**Exercise input:**
'''
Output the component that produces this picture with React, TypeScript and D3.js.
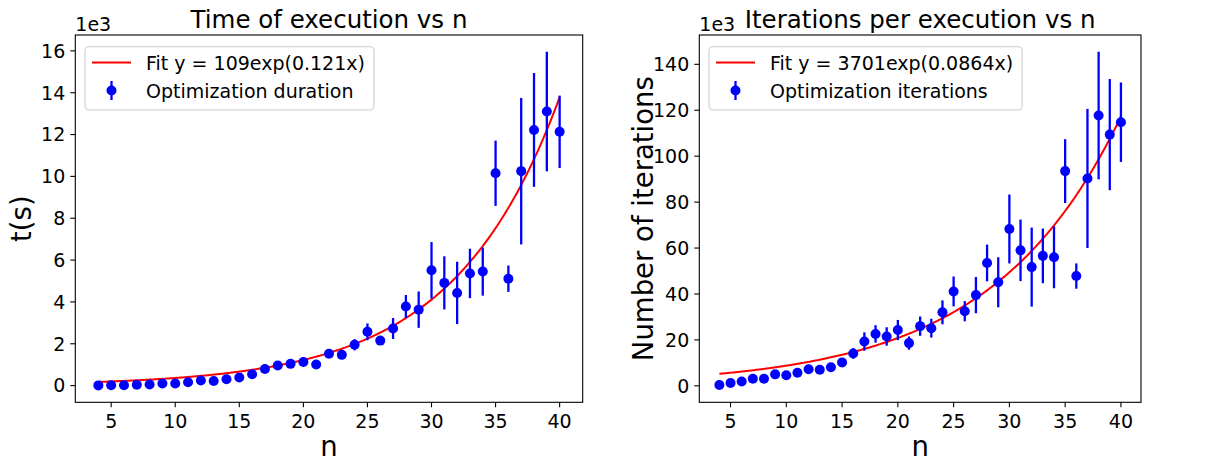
'''
'''
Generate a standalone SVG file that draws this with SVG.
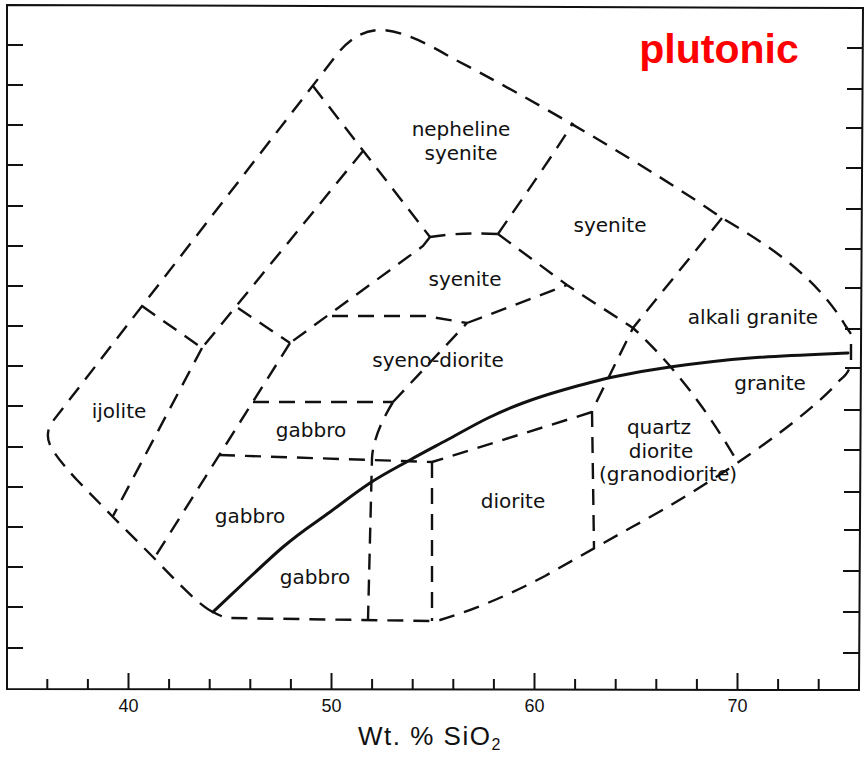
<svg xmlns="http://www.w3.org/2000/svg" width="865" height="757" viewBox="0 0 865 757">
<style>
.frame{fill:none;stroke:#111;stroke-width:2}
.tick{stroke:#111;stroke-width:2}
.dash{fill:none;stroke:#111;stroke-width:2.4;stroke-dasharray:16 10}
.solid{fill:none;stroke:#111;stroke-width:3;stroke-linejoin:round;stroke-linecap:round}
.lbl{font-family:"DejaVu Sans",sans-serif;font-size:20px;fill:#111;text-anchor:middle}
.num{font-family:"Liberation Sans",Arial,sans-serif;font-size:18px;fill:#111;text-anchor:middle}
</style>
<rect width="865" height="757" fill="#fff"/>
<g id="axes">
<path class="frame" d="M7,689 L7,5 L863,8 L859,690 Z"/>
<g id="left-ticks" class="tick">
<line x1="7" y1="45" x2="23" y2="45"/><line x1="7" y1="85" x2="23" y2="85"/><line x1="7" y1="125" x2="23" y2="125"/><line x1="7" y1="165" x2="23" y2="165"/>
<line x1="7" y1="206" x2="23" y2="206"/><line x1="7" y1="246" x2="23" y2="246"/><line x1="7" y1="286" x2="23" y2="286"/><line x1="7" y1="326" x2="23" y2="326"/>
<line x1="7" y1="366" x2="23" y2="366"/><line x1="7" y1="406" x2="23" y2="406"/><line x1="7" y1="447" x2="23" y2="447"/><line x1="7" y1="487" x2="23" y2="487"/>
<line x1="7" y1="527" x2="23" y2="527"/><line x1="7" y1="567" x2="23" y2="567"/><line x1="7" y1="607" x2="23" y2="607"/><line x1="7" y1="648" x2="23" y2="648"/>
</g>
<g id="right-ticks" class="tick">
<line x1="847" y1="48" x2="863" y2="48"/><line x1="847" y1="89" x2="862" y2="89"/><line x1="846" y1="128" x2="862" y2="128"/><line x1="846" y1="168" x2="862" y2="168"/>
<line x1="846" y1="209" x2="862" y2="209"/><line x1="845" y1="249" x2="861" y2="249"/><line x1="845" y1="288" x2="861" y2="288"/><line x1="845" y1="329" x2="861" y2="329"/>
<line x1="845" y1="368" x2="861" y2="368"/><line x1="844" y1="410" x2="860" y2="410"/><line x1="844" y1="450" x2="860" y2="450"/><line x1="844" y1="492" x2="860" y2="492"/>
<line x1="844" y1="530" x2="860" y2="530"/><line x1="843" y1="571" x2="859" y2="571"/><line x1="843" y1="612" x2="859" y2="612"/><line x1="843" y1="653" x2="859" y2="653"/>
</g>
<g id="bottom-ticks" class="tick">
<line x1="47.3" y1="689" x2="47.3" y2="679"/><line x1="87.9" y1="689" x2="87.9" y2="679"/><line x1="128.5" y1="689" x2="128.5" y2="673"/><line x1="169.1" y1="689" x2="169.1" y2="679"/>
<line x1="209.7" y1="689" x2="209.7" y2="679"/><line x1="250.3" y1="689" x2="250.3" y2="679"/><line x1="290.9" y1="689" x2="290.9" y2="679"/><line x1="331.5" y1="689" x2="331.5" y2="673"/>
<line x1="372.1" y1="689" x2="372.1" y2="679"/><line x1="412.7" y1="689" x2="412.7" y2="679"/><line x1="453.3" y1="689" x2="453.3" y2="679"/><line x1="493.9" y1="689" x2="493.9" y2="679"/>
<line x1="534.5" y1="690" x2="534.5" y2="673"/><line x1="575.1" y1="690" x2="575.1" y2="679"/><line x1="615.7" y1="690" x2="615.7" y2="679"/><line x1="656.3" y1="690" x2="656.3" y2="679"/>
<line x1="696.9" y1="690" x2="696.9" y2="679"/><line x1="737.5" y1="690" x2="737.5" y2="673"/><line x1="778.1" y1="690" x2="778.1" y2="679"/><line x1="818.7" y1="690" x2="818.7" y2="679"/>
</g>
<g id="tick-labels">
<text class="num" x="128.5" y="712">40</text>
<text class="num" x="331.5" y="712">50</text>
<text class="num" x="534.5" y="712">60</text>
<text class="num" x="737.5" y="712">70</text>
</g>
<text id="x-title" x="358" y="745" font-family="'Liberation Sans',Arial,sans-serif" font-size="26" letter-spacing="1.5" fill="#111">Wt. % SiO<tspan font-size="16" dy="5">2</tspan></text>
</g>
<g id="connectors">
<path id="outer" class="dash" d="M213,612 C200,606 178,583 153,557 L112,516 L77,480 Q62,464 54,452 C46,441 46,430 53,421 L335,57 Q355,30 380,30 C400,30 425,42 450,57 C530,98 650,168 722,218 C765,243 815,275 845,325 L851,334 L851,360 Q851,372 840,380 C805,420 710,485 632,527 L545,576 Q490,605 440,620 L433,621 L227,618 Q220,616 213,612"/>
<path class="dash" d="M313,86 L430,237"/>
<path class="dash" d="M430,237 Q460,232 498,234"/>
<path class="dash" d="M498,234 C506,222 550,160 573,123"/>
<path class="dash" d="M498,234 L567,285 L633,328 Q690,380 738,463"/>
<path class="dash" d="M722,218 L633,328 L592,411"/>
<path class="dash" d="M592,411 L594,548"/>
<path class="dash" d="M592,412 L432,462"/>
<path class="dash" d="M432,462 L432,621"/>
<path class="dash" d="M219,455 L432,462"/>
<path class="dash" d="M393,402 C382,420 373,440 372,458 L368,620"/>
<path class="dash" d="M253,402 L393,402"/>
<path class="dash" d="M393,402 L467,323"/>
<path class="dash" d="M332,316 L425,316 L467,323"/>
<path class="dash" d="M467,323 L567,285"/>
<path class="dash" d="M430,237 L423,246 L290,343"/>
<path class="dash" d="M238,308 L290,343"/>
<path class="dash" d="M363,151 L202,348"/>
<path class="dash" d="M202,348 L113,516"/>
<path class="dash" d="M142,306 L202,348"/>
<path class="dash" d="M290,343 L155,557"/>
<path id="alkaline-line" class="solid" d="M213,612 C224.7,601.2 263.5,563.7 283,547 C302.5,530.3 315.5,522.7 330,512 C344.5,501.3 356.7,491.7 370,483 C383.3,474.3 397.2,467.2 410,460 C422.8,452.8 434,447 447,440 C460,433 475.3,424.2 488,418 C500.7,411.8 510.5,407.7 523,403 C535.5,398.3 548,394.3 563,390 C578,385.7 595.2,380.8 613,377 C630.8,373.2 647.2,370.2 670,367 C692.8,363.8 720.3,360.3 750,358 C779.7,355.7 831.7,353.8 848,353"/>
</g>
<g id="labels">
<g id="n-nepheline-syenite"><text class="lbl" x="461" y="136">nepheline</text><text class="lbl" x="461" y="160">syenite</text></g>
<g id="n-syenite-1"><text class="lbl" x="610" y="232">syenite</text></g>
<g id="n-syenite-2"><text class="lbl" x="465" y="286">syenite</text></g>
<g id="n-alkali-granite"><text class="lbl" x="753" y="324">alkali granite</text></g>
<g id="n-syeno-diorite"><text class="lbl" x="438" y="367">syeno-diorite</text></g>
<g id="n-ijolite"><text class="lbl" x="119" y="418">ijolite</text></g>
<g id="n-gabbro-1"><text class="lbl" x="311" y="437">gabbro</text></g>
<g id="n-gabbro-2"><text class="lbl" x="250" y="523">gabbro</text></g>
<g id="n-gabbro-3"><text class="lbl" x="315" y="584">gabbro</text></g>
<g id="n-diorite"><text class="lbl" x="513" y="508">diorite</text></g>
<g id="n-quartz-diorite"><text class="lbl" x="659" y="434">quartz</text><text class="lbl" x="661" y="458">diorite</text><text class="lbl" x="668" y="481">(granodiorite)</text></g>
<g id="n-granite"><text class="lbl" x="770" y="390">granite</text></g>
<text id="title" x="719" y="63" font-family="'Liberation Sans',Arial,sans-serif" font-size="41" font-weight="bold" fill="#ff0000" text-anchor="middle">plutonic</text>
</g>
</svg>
'''
**What to work on:** Sift through the entries and copy every line with "this".

**Full output:**
Output the component that produces this picture with React, TypeScript and D3.js.
Generate a standalone SVG file that draws this with SVG.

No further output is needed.